* START SUPPLIED RECORDS *

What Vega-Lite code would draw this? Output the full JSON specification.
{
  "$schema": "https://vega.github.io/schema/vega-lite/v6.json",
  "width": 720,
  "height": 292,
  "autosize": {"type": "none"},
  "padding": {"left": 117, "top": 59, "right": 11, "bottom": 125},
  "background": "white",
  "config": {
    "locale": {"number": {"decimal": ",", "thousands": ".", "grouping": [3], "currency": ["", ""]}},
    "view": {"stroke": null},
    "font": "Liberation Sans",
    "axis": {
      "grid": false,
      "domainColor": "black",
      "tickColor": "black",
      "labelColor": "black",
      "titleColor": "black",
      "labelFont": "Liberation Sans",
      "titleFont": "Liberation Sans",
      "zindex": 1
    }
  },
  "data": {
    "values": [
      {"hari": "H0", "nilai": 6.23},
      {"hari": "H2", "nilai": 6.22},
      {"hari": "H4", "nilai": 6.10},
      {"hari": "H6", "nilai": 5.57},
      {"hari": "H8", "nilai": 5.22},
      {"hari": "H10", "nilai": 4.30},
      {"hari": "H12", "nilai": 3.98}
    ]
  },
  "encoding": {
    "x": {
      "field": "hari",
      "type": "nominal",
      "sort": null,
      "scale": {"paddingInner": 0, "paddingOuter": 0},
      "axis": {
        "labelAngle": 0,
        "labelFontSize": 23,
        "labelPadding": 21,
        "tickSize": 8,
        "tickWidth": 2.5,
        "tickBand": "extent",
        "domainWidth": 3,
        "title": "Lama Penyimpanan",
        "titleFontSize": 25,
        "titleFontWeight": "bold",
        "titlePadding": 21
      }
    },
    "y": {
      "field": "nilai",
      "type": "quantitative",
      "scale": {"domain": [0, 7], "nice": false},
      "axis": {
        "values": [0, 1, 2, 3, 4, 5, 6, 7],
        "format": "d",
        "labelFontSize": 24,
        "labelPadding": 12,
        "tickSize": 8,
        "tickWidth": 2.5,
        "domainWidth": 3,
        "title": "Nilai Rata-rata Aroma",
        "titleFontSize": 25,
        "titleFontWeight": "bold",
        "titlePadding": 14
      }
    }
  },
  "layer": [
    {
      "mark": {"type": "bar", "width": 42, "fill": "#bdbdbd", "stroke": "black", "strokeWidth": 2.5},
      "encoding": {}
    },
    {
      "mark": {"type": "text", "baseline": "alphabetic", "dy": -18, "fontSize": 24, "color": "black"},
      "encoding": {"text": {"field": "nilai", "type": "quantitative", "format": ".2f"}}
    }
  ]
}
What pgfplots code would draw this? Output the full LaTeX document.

* END SUPPLIED RECORDS *

• **GIVEN PROBLEM**: Using the listing above, return all lines where the word "Output" occurs.

• **FULL RESPONSE**:
What Vega-Lite code would draw this? Output the full JSON specification.
What pgfplots code would draw this? Output the full LaTeX document.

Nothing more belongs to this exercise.